Stuck on an issue?

Lightrun Answers was designed to reduce the constant googling that comes with debugging 3rd party libraries. It collects links to all the places you might be looking at while hunting down a tough bug.

And, if you’re still stuck at the end, we’re happy to hop on a call to see how we can help out.

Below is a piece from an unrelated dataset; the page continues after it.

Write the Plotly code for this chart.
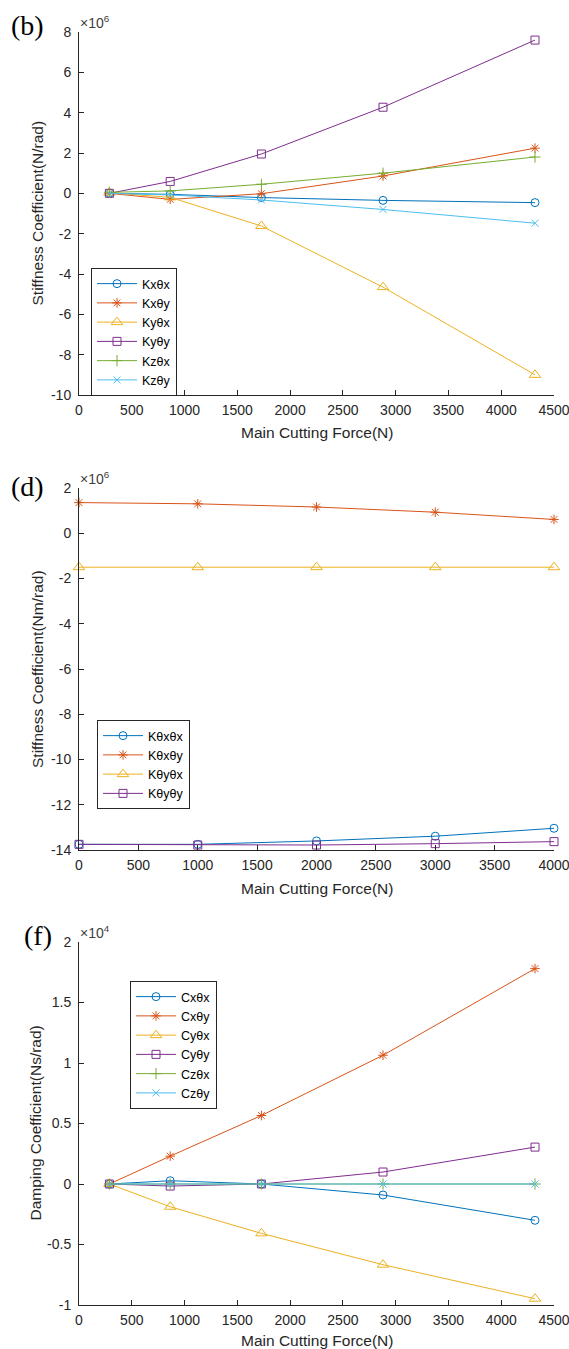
import plotly.graph_objects as go

W, H = 569, 1349

# ---------------- data ----------------
# Panel (b): stiffness coefficients (N/rad) vs main cutting force (N)
force_b = [288, 864, 1728, 2880, 4320]
K_x_tx = [0.0, -0.05e6, -0.21e6, -0.35e6, -0.46e6]
K_x_ty = [0.0, -0.30e6, -0.02e6, 0.86e6, 2.24e6]
K_y_tx = [0.03e6, -0.20e6, -1.62e6, -4.65e6, -9.00e6]
K_y_ty = [0.0, 0.59e6, 1.95e6, 4.27e6, 7.60e6]
K_z_tx = [0.05e6, 0.12e6, 0.45e6, 1.00e6, 1.80e6]
K_z_ty = [0.0, -0.08e6, -0.33e6, -0.80e6, -1.48e6]
names_b = ["Kxθx", "Kxθy", "Kyθx", "Kyθy", "Kzθx", "Kzθy"]

# Panel (d): stiffness coefficients (Nm/rad)
force_d = [0, 1000, 2000, 3000, 4000]
K_tx_tx = [-13.75e6, -13.75e6, -13.60e6, -13.39e6, -13.04e6]
K_tx_ty = [1.355e6, 1.30e6, 1.16e6, 0.93e6, 0.61e6]
K_ty_tx = [-1.50e6, -1.50e6, -1.50e6, -1.50e6, -1.50e6]
K_ty_ty = [-13.75e6, -13.78e6, -13.78e6, -13.72e6, -13.63e6]
names_d = ["Kθxθx", "Kθxθy", "Kθyθx", "Kθyθy"]

# Panel (f): damping coefficients (Ns/rad)
force_f = [288, 864, 1728, 2880, 4320]
C_x_tx = [0.0, 270.0, 0.0, -910.0, -3000.0]
C_x_ty = [0.0, 2300.0, 5660.0, 10640.0, 17800.0]
C_y_tx = [0.0, -1880.0, -4080.0, -6670.0, -9480.0]
C_y_ty = [0.0, -170.0, 0.0, 990.0, 3050.0]
C_z_tx = [0.0, 0.0, 0.0, 0.0, 0.0]
C_z_ty = [0.0, 0.0, 0.0, 0.0, 0.0]
names_f = ["Cxθx", "Cxθy", "Cyθx", "Cyθy", "Czθx", "Czθy"]

# axis ticks
xticks_45 = [0, 500, 1000, 1500, 2000, 2500, 3000, 3500, 4000, 4500]
xticks_40 = [0, 500, 1000, 1500, 2000, 2500, 3000, 3500, 4000]
yticks_b = [-10, -8, -6, -4, -2, 0, 2, 4, 6, 8]
yticks_d = [-14, -12, -10, -8, -6, -4, -2, 0, 2]
yticks_f = [-1, -0.5, 0, 0.5, 1, 1.5, 2]

# ---------------- style ----------------
colors = ["#0072BD", "#D95319", "#EDB120", "#7E2F8E", "#77AC30", "#4DBEEE"]
symbols = ["circle-open", "asterisk-open", "triangle-up-open", "square-open",
           "cross-thin-open", "x-thin-open"]
msizes = [8, 8, 10, 8, 8, 7]
AX = "#262626"
FONT = "Arial, Liberation Sans, sans-serif"
TICK_FS = 14
TITLE_FS = 15.5
LEG_FS = 12.5

# pixel layout
L, R = 79, 554
panels = {  # top, bottom in px
    1: (32, 395),
    2: (488, 850),
    3: (942, 1305),
}

def ydom(top, bot):
    return [1 - bot / H, 1 - top / H]

fig = go.Figure()

def add_series(xs, ys_list, names, idx, legend):
    for i, (ys, nm) in enumerate(zip(ys_list, names)):
        fig.add_trace(go.Scatter(
            x=xs, y=ys, name=nm, mode="lines+markers",
            xaxis="x" if idx == 1 else f"x{idx}",
            yaxis="y" if idx == 1 else f"y{idx}",
            legend=legend,
            cliponaxis=False,
            line=dict(color=colors[i], width=1),
            marker=dict(symbol=symbols[i], size=msizes[i], color=colors[i],
                        line=dict(color=colors[i], width=1)),
        ))

add_series(force_b, [K_x_tx, K_x_ty, K_y_tx, K_y_ty, K_z_tx, K_z_ty], names_b, 1, "legend")
add_series(force_d, [K_tx_tx, K_tx_ty, K_ty_tx, K_ty_ty], names_d, 2, "legend2")
add_series(force_f, [C_x_tx, C_x_ty, C_y_tx, C_y_ty, C_z_tx, C_z_ty], names_f, 3, "legend3")

def fmt(v):
    return f"{v:g}"

def xaxis(ticks, rng, anchor):
    return dict(
        domain=[L / W, R / W], range=rng, anchor=anchor,
        tickvals=ticks, ticktext=[fmt(t) for t in ticks],
        showline=True, linecolor=AX, linewidth=1, mirror=False,
        ticks="inside", ticklen=5, tickcolor=AX, tickwidth=1,
        showgrid=False, zeroline=False, automargin=False,
        tickfont=dict(family=FONT, size=TICK_FS, color=AX),
        ticklabelstandoff=2, ticklabeloverflow="allow",
    )

def yaxis(ticks, scale, rng, dom, anchor):
    return dict(
        domain=dom, range=rng, anchor=anchor,
        tickvals=[t * scale for t in ticks], ticktext=[fmt(t) for t in ticks],
        showline=True, linecolor=AX, linewidth=1, mirror=False,
        ticks="inside", ticklen=5, tickcolor=AX, tickwidth=1,
        showgrid=False, zeroline=False, automargin=False,
        tickfont=dict(family=FONT, size=TICK_FS, color=AX),
        ticklabelstandoff=4, ticklabeloverflow="allow",
    )

legend_common = dict(
    xanchor="left", yanchor="top", bgcolor="white",
    bordercolor=AX, borderwidth=1,
    font=dict(family=FONT, size=LEG_FS, color="black"),
    itemwidth=40, tracegroupgap=0,
)

fig.update_layout(
    width=W, height=H,
    margin=dict(l=0, r=0, t=0, b=0),
    paper_bgcolor="white", plot_bgcolor="white",
    showlegend=True,
    xaxis=xaxis(xticks_45, [0, 4500], "y"),
    yaxis=yaxis(yticks_b, 1e6, [-10e6, 8e6], ydom(*panels[1]), "x"),
    xaxis2=xaxis(xticks_40, [0, 4000], "y2"),
    yaxis2=yaxis(yticks_d, 1e6, [-14e6, 2e6], ydom(*panels[2]), "x2"),
    xaxis3=xaxis(xticks_45, [0, 4500], "y3"),
    yaxis3=yaxis(yticks_f, 1e4, [-1e4, 2e4], ydom(*panels[3]), "x3"),
    legend=dict(x=91 / W, y=1 - 268 / H, **legend_common),
    legend2=dict(x=97 / W, y=1 - 720 / H, **legend_common),
    legend3=dict(x=130 / W, y=1 - 981 / H, **legend_common),
)

annotations = []
ytitles = ["Stiffness Coefficient(N/rad)", "Stiffness Coefficient(Nm/rad)",
           "Damping Coefficient(Ns/rad)"]
xtitle_y = [432, 888, 1340]
ytitle_x = [37, 37, 35]
labels = ["(b)", "(d)", "(f)"]
label_pos = [(27, 25), (27, 486), (38, 935)]
exps = ["×10<sup>6</sup>", "×10<sup>6</sup>", "×10<sup>4</sup>"]
for k in range(3):
    top, bot = panels[k + 1]
    annotations.append(dict(
        text="Main Cutting Force(N)", xref="paper", yref="paper",
        x=(L + R) / 2 / W, y=1 - xtitle_y[k] / H, showarrow=False,
        xanchor="center", yanchor="middle",
        font=dict(family=FONT, size=TITLE_FS, color=AX)))
    annotations.append(dict(
        text=ytitles[k], xref="paper", yref="paper", textangle=-90,
        x=ytitle_x[k] / W, y=1 - (top + bot) / 2 / H, showarrow=False,
        xanchor="center", yanchor="middle",
        font=dict(family=FONT, size=TITLE_FS, color=AX)))
    annotations.append(dict(
        text=labels[k], xref="paper", yref="paper",
        x=label_pos[k][0] / W, y=1 - label_pos[k][1] / H, showarrow=False,
        xanchor="center", yanchor="middle",
        font=dict(family="Times New Roman, Liberation Serif, serif", size=28, color="black")))
    annotations.append(dict(
        text=exps[k], xref="paper", yref="paper",
        x=(L - 1) / W, y=1 - (top - 10) / H, showarrow=False,
        xanchor="left", yanchor="middle",
        font=dict(family=FONT, size=TICK_FS, color="#404040")))

fig.update_layout(annotations=annotations)

fig.write_html("out.html")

No error message when distributed_backend = "invalid choice", Trainer runs on CPU

See original GitHub issue

🐛 Bug

I’m trying to implemented and run new BERT-based model as always, used gpus option, but strangely my model is still running on CPU. I know this from 1.the training is too slow, 2.print(self.device) -> "cpu.", 3.The logs (right below). I never encountered this before so I’m confused. I’m using pytorch-lightning=0.9.0

GPU available: True, used: True
[2020-09-05 08:54:00,565][lightning][INFO] - GPU available: True, used: True
TPU available: False, using: 0 TPU cores
[2020-09-05 08:54:00,565][lightning][INFO] - TPU available: False, using: 0 TPU cores
CUDA_VISIBLE_DEVICES: [0]
[2020-09-05 08:54:00,566][lightning][INFO] - CUDA_VISIBLE_DEVICES: [0]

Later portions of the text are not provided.